The Idea of Beauty and The Baudelairian Bestiary

(Written by a Stanford student–RC)

In a Selection of Les Fleurs du Mal

Both bohemian and dandy, Baudelaire is and remains a literary UFO: Is he a Romantic poet, or rather a product of the nineteenth-century Parnassianism, as his famous dedication to Théophile Gautier (the “poète impeccable,” “parfait magician ès lettres françaises,” “très-vénéré Maître et ami” etc.) in the very first pages of Les Fleurs du Mal suggests? By analysing some poetic schemes, semantic fields, and literary topoi in a short selection of poems, I propose to put forward one of the reasons that makes Baudelaire hardly classified within the main streams of the nineteenth-century French poetry. Indeed, on one hand Baudelaire could be brought close to the Romantic of the first and second generation (e.g. Lamartine, Hugo, Musset, and Nerval) because Baudelaire carries a self-evident spleen, that is a sort of existential malaise also called melancholia (cf. Victor Hugo’s famous word: “La mélancolie, c’est le bonheur d’être triste”), and therefore he meets the cliché of the suffering Romantic poet. On the other hand, however, Baudelaire’s poetry builds on what one could call ‘the dialectic of the Poet and the Muse,’ moreover he draws his inspiration from the Greek and the Pagan mythologies, which are common features of the Parnassianism, and more generally the Symbolism of the late-nineteenth-century poetry (e.g. Mallarmé, Valéry, Verlaine, and Rimbaud).
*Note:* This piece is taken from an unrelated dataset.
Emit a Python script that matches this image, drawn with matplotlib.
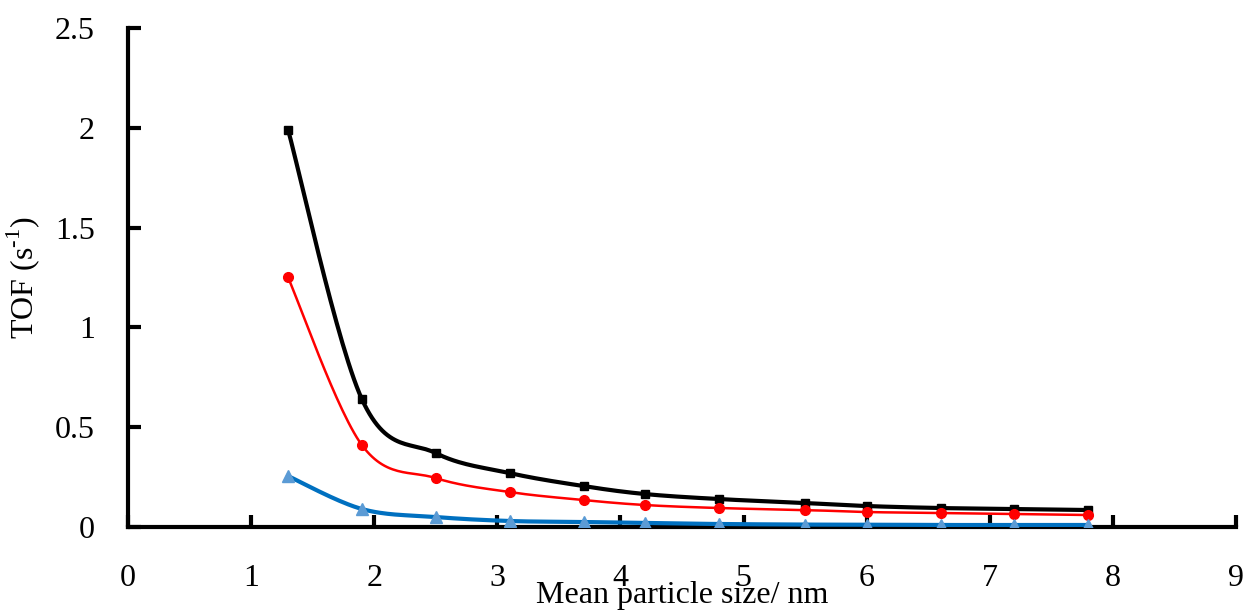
import numpy as np
import matplotlib.pyplot as plt

plt.rcParams['font.family'] = ['Liberation Serif', 'DejaVu Serif']
plt.rcParams['mathtext.fontset'] = 'custom'
plt.rcParams['mathtext.rm'] = 'Liberation Serif'

size_nm = [1.3, 1.9, 2.5, 3.1, 3.7, 4.2, 4.8, 5.5, 6.0, 6.6, 7.2, 7.8]
tof_black = [1.99, 0.64, 0.37, 0.27, 0.205, 0.165, 0.14, 0.12, 0.105, 0.095, 0.09, 0.085]
tof_red = [1.25, 0.41, 0.245, 0.175, 0.135, 0.11, 0.095, 0.085, 0.075, 0.07, 0.065, 0.06]
tof_blue = [0.255, 0.09, 0.05, 0.03, 0.025, 0.02, 0.015, 0.012, 0.012, 0.01, 0.01, 0.01]

xticks = [0, 1, 2, 3, 4, 5, 6, 7, 8, 9]
yticks = [0, 0.5, 1, 1.5, 2, 2.5]
ytick_labels = ['0', '0.5', '1', '1.5', '2', '2.5']


def smooth(x, y, n=30):
    # excel-like smoothed line: cubic bezier with catmull-rom control points
    x = np.asarray(x, float)
    y = np.asarray(y, float)
    px = np.concatenate([[x[0]], x, [x[-1]]])
    py = np.concatenate([[y[0]], y, [y[-1]]])
    t = np.linspace(0, 1, n)[:, None]
    xs, ys = [], []
    for i in range(1, len(px) - 2):
        p0 = np.array([px[i], py[i]])
        p3 = np.array([px[i + 1], py[i + 1]])
        c1 = p0 + (np.array([px[i + 1], py[i + 1]]) - np.array([px[i - 1], py[i - 1]])) / 6
        c2 = p3 - (np.array([px[i + 2], py[i + 2]]) - np.array([px[i], py[i]])) / 6
        b = ((1 - t) ** 3) * p0 + 3 * ((1 - t) ** 2) * t * c1 + 3 * (1 - t) * t ** 2 * c2 + t ** 3 * p3
        xs.append(b[:, 0])
        ys.append(b[:, 1])
    return np.concatenate(xs), np.concatenate(ys)


fig = plt.figure(figsize=(12.49, 6.11), dpi=100)
ax = fig.add_axes([0.1025, 0.1375, 0.8871, 0.8167])

series = [
    (tof_black, 'black', 'black', 's', 3.0, 6),
    (tof_red, '#ff0000', '#ff0000', 'o', 1.8, 7),
    (tof_blue, '#0070c0', '#5b9bd5', '^', 3.0, 9),
]
for vals, lc, mc, mk, lw, ms in series:
    sx, sy = smooth(size_nm, vals)
    ax.plot(sx, sy, color=lc, lw=lw, zorder=3)
    ax.plot(size_nm, vals, ls='none', marker=mk, ms=ms, color=mc, zorder=4)

ax.set_xlim(0, 9)
ax.set_ylim(0, 2.5)
ax.set_xticks(xticks)
ax.set_yticks(yticks)
ax.set_yticklabels(ytick_labels)

for s in ['top', 'right']:
    ax.spines[s].set_visible(False)
for s in ['left', 'bottom']:
    ax.spines[s].set_linewidth(3)

ax.tick_params(axis='x', direction='in', length=9, width=3, pad=27, labelsize=23)
ax.tick_params(axis='y', direction='in', length=9, width=3, pad=24, labelsize=23)

ax.set_xlabel('Mean particle size/ nm', fontsize=23, labelpad=-9)
ax.set_ylabel('TOF (s$^{\\text{-}1}$)', fontsize=23, labelpad=9)

fig.savefig('out.png', dpi=100)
In the short selection of poems taken into consideration for this blog entry, I will argue that a certain kind of “Baudelairian bestiary” is used by the poet in order to depict some of the features of what he calls: “Beauty.” The impossibility to describe Beauty properly—even by using a peculiar symbolism inspired by animals and fairy-like creatures—will eventually appear as an important cause of the poet’s sufferings.
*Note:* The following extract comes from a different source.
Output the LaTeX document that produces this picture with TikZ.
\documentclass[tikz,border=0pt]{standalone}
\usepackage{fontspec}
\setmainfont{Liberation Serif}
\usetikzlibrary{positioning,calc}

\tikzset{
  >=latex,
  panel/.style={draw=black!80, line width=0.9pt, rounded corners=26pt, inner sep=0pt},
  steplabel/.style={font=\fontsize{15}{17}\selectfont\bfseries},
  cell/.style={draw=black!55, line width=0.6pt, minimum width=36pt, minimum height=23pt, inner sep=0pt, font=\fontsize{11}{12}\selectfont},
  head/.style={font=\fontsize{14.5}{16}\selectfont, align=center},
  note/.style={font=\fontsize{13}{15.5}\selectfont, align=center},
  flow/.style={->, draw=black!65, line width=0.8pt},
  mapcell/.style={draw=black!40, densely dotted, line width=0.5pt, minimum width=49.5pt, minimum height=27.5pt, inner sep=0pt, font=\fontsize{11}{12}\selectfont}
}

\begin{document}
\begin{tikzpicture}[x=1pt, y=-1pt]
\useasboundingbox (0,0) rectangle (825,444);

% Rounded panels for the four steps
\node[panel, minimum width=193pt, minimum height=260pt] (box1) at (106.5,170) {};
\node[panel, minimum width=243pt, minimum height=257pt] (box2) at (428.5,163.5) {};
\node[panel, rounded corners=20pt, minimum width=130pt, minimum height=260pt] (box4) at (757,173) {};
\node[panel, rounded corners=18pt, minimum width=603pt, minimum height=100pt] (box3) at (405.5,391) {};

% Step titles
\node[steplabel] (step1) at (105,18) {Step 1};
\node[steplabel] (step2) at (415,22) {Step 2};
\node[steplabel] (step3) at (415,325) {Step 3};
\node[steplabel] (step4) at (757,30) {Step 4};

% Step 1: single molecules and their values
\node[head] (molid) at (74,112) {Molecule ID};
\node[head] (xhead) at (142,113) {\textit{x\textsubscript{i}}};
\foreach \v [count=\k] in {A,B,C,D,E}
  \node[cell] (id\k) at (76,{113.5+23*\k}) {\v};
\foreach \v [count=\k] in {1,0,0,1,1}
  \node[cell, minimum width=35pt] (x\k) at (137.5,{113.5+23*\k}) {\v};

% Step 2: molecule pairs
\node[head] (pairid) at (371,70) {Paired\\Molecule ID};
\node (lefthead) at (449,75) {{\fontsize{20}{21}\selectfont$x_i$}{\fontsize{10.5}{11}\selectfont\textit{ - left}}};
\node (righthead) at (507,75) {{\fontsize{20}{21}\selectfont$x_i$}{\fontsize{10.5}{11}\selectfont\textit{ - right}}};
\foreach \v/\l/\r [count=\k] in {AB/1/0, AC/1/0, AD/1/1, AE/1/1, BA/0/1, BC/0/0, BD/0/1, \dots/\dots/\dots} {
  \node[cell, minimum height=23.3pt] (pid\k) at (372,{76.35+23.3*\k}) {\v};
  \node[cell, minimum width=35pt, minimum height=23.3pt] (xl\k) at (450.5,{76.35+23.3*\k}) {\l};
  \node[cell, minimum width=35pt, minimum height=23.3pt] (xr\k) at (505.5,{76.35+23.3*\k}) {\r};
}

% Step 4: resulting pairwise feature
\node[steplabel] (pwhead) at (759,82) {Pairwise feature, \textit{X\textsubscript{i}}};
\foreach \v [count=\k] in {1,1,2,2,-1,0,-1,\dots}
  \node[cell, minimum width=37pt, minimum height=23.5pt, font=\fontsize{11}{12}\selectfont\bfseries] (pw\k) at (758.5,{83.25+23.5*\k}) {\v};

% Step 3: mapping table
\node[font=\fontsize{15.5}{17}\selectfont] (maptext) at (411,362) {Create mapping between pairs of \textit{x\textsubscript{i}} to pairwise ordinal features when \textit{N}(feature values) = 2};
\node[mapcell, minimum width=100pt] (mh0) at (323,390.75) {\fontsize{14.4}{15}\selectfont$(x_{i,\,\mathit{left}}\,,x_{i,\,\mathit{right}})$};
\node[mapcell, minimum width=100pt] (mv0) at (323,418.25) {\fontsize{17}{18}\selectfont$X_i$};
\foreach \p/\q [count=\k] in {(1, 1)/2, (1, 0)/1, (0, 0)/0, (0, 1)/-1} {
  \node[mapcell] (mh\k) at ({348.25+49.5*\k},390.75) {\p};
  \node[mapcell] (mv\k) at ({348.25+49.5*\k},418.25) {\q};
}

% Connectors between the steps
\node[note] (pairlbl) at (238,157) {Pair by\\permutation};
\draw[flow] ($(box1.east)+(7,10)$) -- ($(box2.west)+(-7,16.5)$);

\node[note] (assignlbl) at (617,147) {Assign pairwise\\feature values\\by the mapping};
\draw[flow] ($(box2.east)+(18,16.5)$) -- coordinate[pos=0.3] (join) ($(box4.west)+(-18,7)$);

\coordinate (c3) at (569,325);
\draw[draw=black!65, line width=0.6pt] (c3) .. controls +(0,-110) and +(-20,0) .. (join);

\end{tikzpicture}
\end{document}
In “J’aime le souvenir…” a wolf is mentioned although “Beauty” does not seem to be directly present in the poem. Cybèle (Ancient Mother Goddess) is associated with a “wolf full of common tenderness.” Yet, the name of the goddess could be objectively seen as a French homophone for: “Si belle” (so beautiful). Cybèle, and by extension, Beauty are thus associated with a “wolf full of common tenderness.”
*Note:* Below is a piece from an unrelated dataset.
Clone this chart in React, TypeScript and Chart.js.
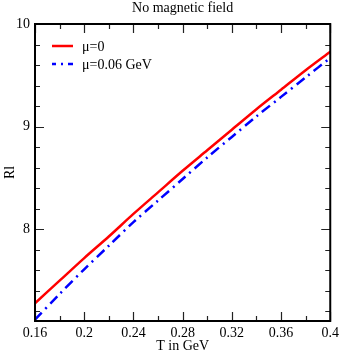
import React, { useEffect, useRef } from "react";
import { Chart, registerables } from "chart.js";

Chart.register(...registerables);

const TITLE = "No magnetic field";
const X_TITLE = "T in GeV";
const Y_TITLE = "Rl";
const SERIES_LABELS = ["μ=0", "μ=0.06 GeV"];

const T_VALUES = [0.16, 0.18, 0.2, 0.22, 0.24, 0.26, 0.28, 0.3, 0.32, 0.34, 0.36, 0.38, 0.4];
const RL_MU0 = [7.28, 7.5, 7.72, 7.93, 8.15, 8.36, 8.57, 8.77, 8.97, 9.17, 9.36, 9.55, 9.73];
const RL_MU006 = [7.12, 7.37, 7.61, 7.84, 8.07, 8.28, 8.49, 8.7, 8.9, 9.1, 9.29, 9.48, 9.67];

const X_TICKS = [0.16, 0.18, 0.2, 0.22, 0.24, 0.26, 0.28, 0.3, 0.32, 0.34, 0.36, 0.38, 0.4];
const X_MAJOR = [0.16, 0.2, 0.24, 0.28, 0.32, 0.36, 0.4];
const Y_TICKS = [7.2, 7.4, 7.6, 7.8, 8, 8.2, 8.4, 8.6, 8.8, 9, 9.2, 9.4, 9.6, 9.8, 10];
const Y_MAJOR = [8, 9, 10];

const X_MIN = 0.16;
const X_MAX = 0.4;
const Y_MIN = 7.107;
const Y_MAX = 10;

const FONT = "'Liberation Serif', 'Times New Roman', serif";

const isIn = (arr: number[], v: number) => arr.some((a) => Math.abs(a - v) < 1e-6);

const decorPlugin = {
  id: "decor",
  afterDatasetsDraw(chart: any) {
    const ctx = chart.ctx as CanvasRenderingContext2D;
    const { left, right, top, bottom } = chart.chartArea;
    const xs = chart.scales.x;
    const ys = chart.scales.y;
    ctx.save();
    // ticks (inward, mirrored)
    ctx.strokeStyle = "#222";
    ctx.lineWidth = 1.2;
    ctx.beginPath();
    xs.ticks.forEach((t: any) => {
      const px = Math.round(xs.getPixelForValue(t.value)) + 0.5;
      const len = isIn(X_MAJOR, t.value) ? 9 : 5;
      ctx.moveTo(px, bottom);
      ctx.lineTo(px, bottom - len);
      ctx.moveTo(px, top);
      ctx.lineTo(px, top + len);
    });
    ys.ticks.forEach((t: any) => {
      const py = Math.round(ys.getPixelForValue(t.value)) + 0.5;
      const len = isIn(Y_MAJOR, t.value) ? 9 : 5;
      ctx.moveTo(left, py);
      ctx.lineTo(left + len, py);
      ctx.moveTo(right, py);
      ctx.lineTo(right - len, py);
    });
    ctx.stroke();
    // frame
    ctx.strokeStyle = "#000";
    ctx.lineWidth = 2;
    ctx.strokeRect(left, top, right - left, bottom - top);

    // legend
    ctx.font = `14px ${FONT}`;
    ctx.textBaseline = "middle";
    ctx.textAlign = "left";
    const ds = chart.data.datasets;
    const legendY = [top + 22, top + 40];
    ds.forEach((d: any, i: number) => {
      const y = legendY[i];
      ctx.beginPath();
      ctx.strokeStyle = d.borderColor;
      ctx.lineWidth = d.borderWidth;
      ctx.setLineDash(d.borderDash || []);
      ctx.lineDashOffset = i === 1 ? 6 : 0;
      ctx.moveTo(left + 17, y);
      ctx.lineTo(left + 38, y);
      ctx.stroke();
      ctx.setLineDash([]);
      ctx.fillStyle = "#000";
      ctx.fillText(d.label, left + 47, y + 1);
    });

    // titles
    ctx.fillStyle = "#000";
    ctx.textAlign = "center";
    ctx.font = `14px ${FONT}`;
    ctx.fillText(TITLE, (left + right) / 2, 8);
    ctx.fillText(X_TITLE, (left + right) / 2, 346);
    ctx.translate(10, (top + bottom) / 2);
    ctx.rotate(-Math.PI / 2);
    ctx.fillText(Y_TITLE, 0, 0);
    ctx.restore();
  },
};

function App() {
  const ref = useRef<HTMLCanvasElement | null>(null);
  useEffect(() => {
    document.body.style.margin = "0";
    const canvas = ref.current!;
    const chart = new Chart(canvas, {
      type: "line",
      data: {
        datasets: [
          {
            label: SERIES_LABELS[0],
            data: T_VALUES.map((t, i) => ({ x: t, y: RL_MU0[i] })),
            borderColor: "#ff0000",
            borderWidth: 2.5,
            pointRadius: 0,
            tension: 0.3,
            fill: false,
          },
          {
            label: SERIES_LABELS[1],
            data: T_VALUES.map((t, i) => ({ x: t, y: RL_MU006[i] })),
            borderColor: "#0000ff",
            borderWidth: 2.5,
            borderDash: [10, 5, 2, 5],
            pointRadius: 0,
            tension: 0.3,
            fill: false,
          },
        ],
      },
      options: {
        responsive: false,
        animation: false,
        devicePixelRatio: 1,
        layout: { padding: { left: 0, right: 10, top: 24, bottom: 0 } },
        plugins: {
          legend: { display: false },
          title: { display: false },
          tooltip: { enabled: false },
        },
        scales: {
          x: {
            type: "linear",
            min: X_MIN,
            max: X_MAX,
            grid: { display: false, drawTicks: false, tickLength: 0 },
            border: { display: false },
            afterBuildTicks: (s: any) => {
              s.ticks = X_TICKS.map((v) => ({ value: v }));
            },
            afterFit: (s: any) => {
              s.height = 32;
            },
            ticks: {
              autoSkip: false,
              maxRotation: 0,
              padding: 4,
              color: "#000",
              font: { family: FONT, size: 14 },
              callback: (v: any) => (isIn(X_MAJOR, Number(v)) ? String(Number(Number(v).toFixed(2))) : ""),
            },
          },
          y: {
            type: "linear",
            min: Y_MIN,
            max: Y_MAX,
            grid: { display: false, drawTicks: false, tickLength: 0 },
            border: { display: false },
            afterBuildTicks: (s: any) => {
              s.ticks = Y_TICKS.map((v) => ({ value: v }));
            },
            afterFit: (s: any) => {
              s.width = 35;
            },
            ticks: {
              autoSkip: false,
              padding: 5,
              color: "#000",
              font: { family: FONT, size: 14 },
              callback: (v: any) => (isIn(Y_MAJOR, Number(v)) ? String(Math.round(Number(v))) : ""),
            },
          },
        },
      },
      plugins: [decorPlugin],
    });
    return () => chart.destroy();
  }, []);
  return (
    <div style={{ width: 343, height: 353 }}>
      <canvas ref={ref} width={343} height={353} style={{ display: "block" }} />
    </div>
  );
}

export default App;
In “La Beauté,” it is Beauty who is speaking: “Je suis [si] belle, ô mortels!” She (Beauty) is the goddess who inspires the poet. She is also characterized as a “sphinx incompris,” a “cœur de neige à la blancheur des cygnes.” In “La Géante,” the poet explains that, back in the old days, Nature was conceiving “each day a hatch of monstrous spawn.” Among those horrific creatures, there was the giantess. In a nice metaphor, the poet explains that he would like living near a young giantess, “comme aux pied d’une reine [the giantess] un chat voluptueux [the poet].” Here, the monstrous creature is also associated with a certain type of beauty. It seems that the notion of beauty is starting to evolve and mutate since the giantess is alternately referred to as “monstrueuse” (monstrous, hideous) and “magnifique” (magnificent, beautiful).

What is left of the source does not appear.